Not all priests who molest children should be removed from ministry, according to reports issued by the Vatican on Monday. The reports were widely perceived as a slap to U.S. Catholic bishops, who adopted a policy almost two years ago in Dallas calling for removal of clergy guilty of even a single act of sexual abuse.

While the new reports are not official rules, the Vatican said they would help shape its policy. Some experts said the reports signal that the American bishops' one-strike policy may face renewed opposition from the hierarchy when it comes under review next summer.

The reports are the findings of researchers invited to examine clergy sexual abuse at a symposium sponsored by the Vatican last year. Although the researchers were non-Catholic, their views reflected opinions voiced by Rome when the bishops were adopting their historic charter on the sexual abuse of minors by clergy.

"It's not just the Vatican, but European experts disagree with American views of sexuality," said Philip Jenkins, a religious studies professor at Pennsylvania State University. "The Vatican signed off on the bishops' charter, but they weren't terribly happy about it.

The Vatican did not respond Monday to requests for comment.

The reports were released just three days after the president of the U.S. Conference of Catholic Bishops, Wilton Gregory of Belleville, Ill., said the one-strike policy would stand. On Friday, results of the first comprehensive study of the American abuse crisis will be released in Washington.

The bishops mandated the study as part of their pledge to deal with abuse with "openness and transparency." An early draft indicates nearly 4,500 clergy faced accusations from 1950 to 2002.

The Rev.
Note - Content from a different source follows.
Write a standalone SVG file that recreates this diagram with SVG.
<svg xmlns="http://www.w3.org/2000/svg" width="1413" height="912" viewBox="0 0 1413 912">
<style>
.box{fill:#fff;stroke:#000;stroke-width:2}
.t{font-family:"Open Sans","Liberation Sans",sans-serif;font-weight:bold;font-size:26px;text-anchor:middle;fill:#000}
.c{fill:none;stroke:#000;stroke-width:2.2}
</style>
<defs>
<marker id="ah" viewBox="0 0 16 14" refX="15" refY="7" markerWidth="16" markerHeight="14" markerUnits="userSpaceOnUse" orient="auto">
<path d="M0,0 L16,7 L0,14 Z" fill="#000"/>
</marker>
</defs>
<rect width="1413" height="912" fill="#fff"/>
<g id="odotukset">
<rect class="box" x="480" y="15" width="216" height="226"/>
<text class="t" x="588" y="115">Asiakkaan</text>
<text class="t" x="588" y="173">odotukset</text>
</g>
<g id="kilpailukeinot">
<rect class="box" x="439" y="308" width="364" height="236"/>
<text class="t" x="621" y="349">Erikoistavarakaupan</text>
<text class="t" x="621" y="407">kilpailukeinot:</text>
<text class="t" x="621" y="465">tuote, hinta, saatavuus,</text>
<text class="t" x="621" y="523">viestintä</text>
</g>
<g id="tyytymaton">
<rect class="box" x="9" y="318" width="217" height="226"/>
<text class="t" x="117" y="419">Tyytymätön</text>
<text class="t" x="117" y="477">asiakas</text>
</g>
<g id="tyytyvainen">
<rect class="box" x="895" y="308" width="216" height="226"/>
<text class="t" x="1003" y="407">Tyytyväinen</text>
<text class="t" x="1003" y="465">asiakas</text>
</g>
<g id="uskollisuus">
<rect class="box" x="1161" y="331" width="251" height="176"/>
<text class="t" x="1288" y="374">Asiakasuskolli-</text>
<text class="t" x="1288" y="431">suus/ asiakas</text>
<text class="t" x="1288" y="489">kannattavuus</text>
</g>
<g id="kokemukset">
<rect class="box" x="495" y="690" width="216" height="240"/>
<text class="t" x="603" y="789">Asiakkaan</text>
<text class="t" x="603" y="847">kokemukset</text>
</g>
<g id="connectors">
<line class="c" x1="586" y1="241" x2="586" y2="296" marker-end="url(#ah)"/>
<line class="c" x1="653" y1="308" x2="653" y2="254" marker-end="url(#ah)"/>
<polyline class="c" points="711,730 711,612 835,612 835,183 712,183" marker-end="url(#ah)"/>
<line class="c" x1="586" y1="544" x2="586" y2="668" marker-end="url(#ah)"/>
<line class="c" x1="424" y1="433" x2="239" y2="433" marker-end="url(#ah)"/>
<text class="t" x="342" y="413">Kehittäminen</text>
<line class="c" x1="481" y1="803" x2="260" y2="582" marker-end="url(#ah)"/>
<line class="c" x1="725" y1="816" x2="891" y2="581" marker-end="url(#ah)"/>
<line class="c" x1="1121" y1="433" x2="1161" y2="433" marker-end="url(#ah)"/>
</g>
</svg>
Thomas Reese, editor of the Jesuit magazine America, said some American bishops are sympathetic to the views in the Vatican reports. But most believe zero-tolerance is the best way to protect children from predators and the church from lawsuits. "Bishops fear that if the policy is relaxed and one of these guys commits a crime again, they'll have to hock the cathedral," he said.
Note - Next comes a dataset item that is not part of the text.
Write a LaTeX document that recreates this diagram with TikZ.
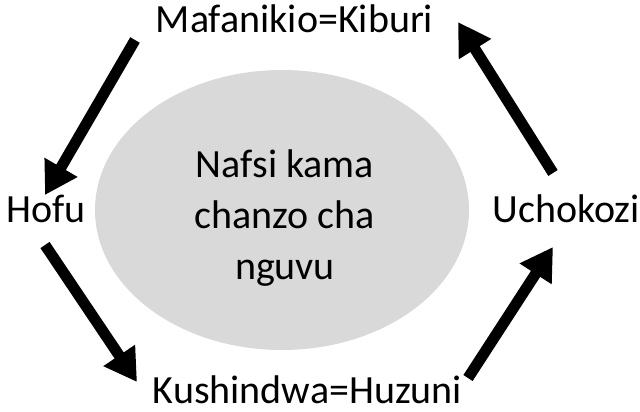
\documentclass[tikz,border=0pt]{standalone}
\usepackage{fontspec}
\setmainfont{Carlito}
\usetikzlibrary{arrows.meta,shapes.geometric}
\definecolor{ellgray}{HTML}{D9D9D9}
\tikzset{
  lbl/.style={font=\fontsize{40}{51}\selectfont, inner sep=0pt, text=black},
  bigarrow/.style={line width=11pt, -{Triangle[length=32pt,width=36pt]}, draw=black},
}
\begin{document}
\begin{tikzpicture}[x=1pt,y=-1pt]
\useasboundingbox (0,0) rectangle (640,412);
\node[ellipse, fill=ellgray, minimum width=374pt, minimum height=280pt, inner sep=0pt] (core) at (282,210) {};
\node[lbl, align=center] (centre) at (285,218) {Nafsi kama\\chanzo cha\\nguvu};
\node[lbl, anchor=base] (top) at (294.5,33) {Mafanikio=Kiburi};
\node[lbl, anchor=base] (left) at (46,222) {Hofu};
\node[lbl, anchor=base] (right) at (566,222) {Uchokozi};
\node[lbl, anchor=base] (bottom) at (307.5,403) {Kushindwa=Huzuni};
\coordinate (a1s) at (135,40);
\coordinate (a1e) at (45,195);
\coordinate (a2s) at (45,245);
\coordinate (a2e) at (137,382);
\coordinate (a3s) at (468,378);
\coordinate (a3e) at (553,247);
\coordinate (a4s) at (553,173);
\coordinate (a4e) at (458,22);
\draw[bigarrow] (a1s) -- (a1e);
\draw[bigarrow] (a2s) -- (a2e);
\draw[bigarrow] (a3s) -- (a3e);
\draw[bigarrow] (a4s) -- (a4e);
\end{tikzpicture}
\end{document}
The Vatican reports argue that society benefits when some predatory priests are kept in the priesthood but away from children. If kept in the priesthood, the thinking goes, the church can keep a watch on these clergy.
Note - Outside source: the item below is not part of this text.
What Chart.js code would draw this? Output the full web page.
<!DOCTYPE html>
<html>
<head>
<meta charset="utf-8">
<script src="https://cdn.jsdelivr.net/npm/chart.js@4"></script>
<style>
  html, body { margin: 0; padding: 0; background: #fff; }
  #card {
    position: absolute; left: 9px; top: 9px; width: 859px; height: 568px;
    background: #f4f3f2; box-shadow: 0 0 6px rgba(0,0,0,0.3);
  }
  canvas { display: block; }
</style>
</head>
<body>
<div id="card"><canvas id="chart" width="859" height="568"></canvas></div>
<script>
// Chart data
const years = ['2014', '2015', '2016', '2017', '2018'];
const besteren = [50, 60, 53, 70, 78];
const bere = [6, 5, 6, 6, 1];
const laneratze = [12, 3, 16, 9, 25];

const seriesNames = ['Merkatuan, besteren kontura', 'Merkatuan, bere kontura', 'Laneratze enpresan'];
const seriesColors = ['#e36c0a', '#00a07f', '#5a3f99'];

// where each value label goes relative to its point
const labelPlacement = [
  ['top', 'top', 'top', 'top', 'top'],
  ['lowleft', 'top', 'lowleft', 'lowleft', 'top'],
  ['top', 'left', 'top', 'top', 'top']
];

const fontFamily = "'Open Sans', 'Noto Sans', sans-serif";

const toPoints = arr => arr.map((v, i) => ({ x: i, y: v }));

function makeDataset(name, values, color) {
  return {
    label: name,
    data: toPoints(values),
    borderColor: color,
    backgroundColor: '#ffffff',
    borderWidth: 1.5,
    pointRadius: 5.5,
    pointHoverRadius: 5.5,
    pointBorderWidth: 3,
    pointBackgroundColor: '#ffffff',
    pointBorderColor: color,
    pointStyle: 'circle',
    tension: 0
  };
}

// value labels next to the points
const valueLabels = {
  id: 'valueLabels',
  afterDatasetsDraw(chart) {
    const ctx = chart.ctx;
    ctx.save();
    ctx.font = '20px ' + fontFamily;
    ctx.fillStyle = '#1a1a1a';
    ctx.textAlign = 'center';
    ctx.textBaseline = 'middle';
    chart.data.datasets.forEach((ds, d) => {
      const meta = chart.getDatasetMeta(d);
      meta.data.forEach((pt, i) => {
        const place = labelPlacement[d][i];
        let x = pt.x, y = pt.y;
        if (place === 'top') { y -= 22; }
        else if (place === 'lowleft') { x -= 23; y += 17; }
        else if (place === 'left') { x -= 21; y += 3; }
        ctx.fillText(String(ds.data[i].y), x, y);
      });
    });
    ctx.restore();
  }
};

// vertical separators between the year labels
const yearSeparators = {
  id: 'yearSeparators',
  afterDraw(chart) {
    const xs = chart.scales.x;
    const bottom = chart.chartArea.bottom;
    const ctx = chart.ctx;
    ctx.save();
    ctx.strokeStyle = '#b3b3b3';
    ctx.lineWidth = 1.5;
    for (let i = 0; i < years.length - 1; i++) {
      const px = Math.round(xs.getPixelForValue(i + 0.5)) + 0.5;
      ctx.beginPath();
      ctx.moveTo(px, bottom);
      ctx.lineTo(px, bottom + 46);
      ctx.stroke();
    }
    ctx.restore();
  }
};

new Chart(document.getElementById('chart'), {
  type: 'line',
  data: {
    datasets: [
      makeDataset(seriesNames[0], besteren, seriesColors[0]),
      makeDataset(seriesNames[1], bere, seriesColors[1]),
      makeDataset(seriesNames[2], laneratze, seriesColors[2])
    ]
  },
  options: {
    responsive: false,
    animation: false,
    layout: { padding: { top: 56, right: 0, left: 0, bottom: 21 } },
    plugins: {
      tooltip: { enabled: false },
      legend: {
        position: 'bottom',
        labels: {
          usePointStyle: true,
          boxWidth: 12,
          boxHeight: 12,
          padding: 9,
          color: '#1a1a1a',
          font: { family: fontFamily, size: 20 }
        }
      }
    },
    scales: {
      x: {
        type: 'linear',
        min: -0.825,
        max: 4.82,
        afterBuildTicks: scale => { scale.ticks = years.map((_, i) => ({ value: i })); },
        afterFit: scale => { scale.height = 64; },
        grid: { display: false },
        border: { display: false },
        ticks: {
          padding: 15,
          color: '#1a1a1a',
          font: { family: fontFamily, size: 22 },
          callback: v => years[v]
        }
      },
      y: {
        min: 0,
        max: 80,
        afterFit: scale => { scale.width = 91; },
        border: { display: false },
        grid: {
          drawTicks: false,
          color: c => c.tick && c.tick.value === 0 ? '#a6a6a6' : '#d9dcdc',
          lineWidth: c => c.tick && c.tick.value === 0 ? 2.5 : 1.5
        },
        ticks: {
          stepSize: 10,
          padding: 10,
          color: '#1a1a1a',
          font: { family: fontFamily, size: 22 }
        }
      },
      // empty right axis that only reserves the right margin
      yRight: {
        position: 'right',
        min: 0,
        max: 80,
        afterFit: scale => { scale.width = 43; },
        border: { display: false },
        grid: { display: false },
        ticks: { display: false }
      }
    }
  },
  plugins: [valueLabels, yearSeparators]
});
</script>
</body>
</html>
"The problem with that is, as we've seen over time, the offending priests are never kept from children," said Sylvia Demarest, a Dallas attorney who has represented victims of abuse by clergy.

In fact, U.S. bishops have come under criticism by Catholics who say they aren't following their pledge to remove priests guilty of a single offense. Victims were surprised to learn, for example, that Robert Sanchez, the former archbishop of Santa Fe, N.M., had been leading worship in Alaska.

Archbishop Sanchez, notorious for shielding predatory priests in New Mexico, resigned in 1993 after being accused of molesting underage teen girls. He has been leading worship in the Anchorage area until recently with approval of the Vatican's top U.S. representative in the United States, Archbishop Gabriel Montalvo.

Dallas Coadjutor Bishop Joseph Galante, who is on the U.S. bishops' sexual abuse committee, predicts the bishops will stand firm with their one-strike policy. He said Catholics shouldn't read too much into the reports since church officials didn't write them.

"I don't see us rolling this back," he said. "We can't run the risk of putting young people in danger."

Clergy abuse victims said the reports threaten to undercut the trust U.S. bishops have worked to re-establish in the wake of what some consider the biggest crisis ever to hit the American church. Over the last two years, more than 400 clergy have left ministry because of abuse allegations.

"This will provide cover and excuses for every backsliding bishop and manipulative perpetrator," said David Cerulli of New York, a board member of SNAP, the Survivors Network of those Abused by Priests. "And it will deepen the disillusionment of many Catholics and already very pessimistic and wounded victims."